Amex Gains Fed Approval to Become Bank Holding Company

WASHINGTON — American Express Co. and its travel arm will become the latest converts to the bank holding company charter, the Federal Reserve Board said late Monday.

In approving the applications of Amex and American Express Travel Related Services Co. Inc. to become bank holding companies, the companies will enjoy access to a range of liquidity facilities in exchange for tougher oversight from the Fed. The approval should also ease access for Amex to funds from the Treasury Department's Troubled Asset Relief Program.

The Fed said its approval is dependent on the conversion of Amex's industrial loan company, American Express Centurion Bank, to a traditional bank.

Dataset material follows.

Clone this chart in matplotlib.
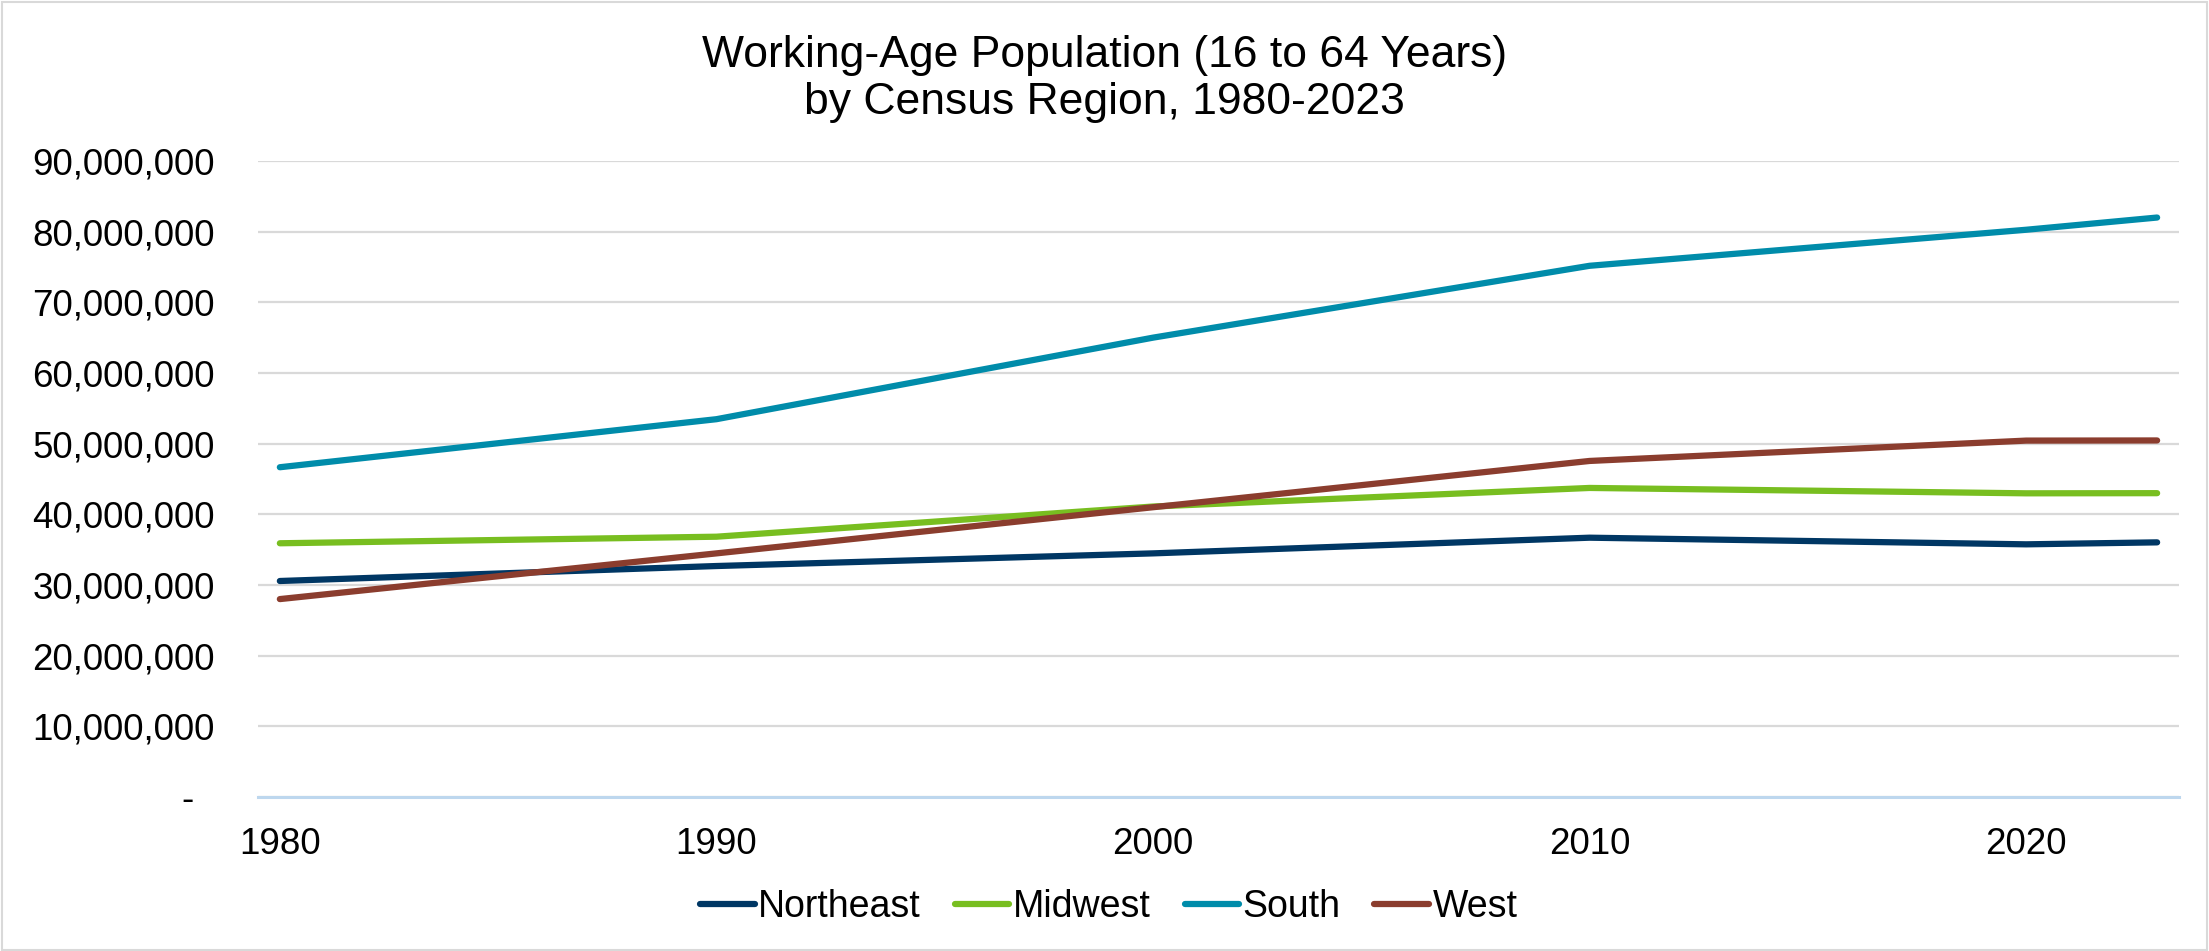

The conversion comes less than two months after Wall Street giants Goldman Sachs and Morgan Stanley successfully petitioned the Fed to become bank holding companies.

In addition to the $25.3 billion-asset ILC, Amex also controls a $25 billion-asset thrift that mostly engages in credit card lending, according to the Fed. Both are based in Salt Lake City, Utah.

The conversion comes roughly two weeks after Amex executives expressed reservations about acquiring a retail bank to help with liquidity concerns. "As we look at becoming, if you will, a retail bank, we think there are other things that go with that, that concern us," Amex chairman and chief executive Kenneth Chenault said on a Oct. 20 investor call.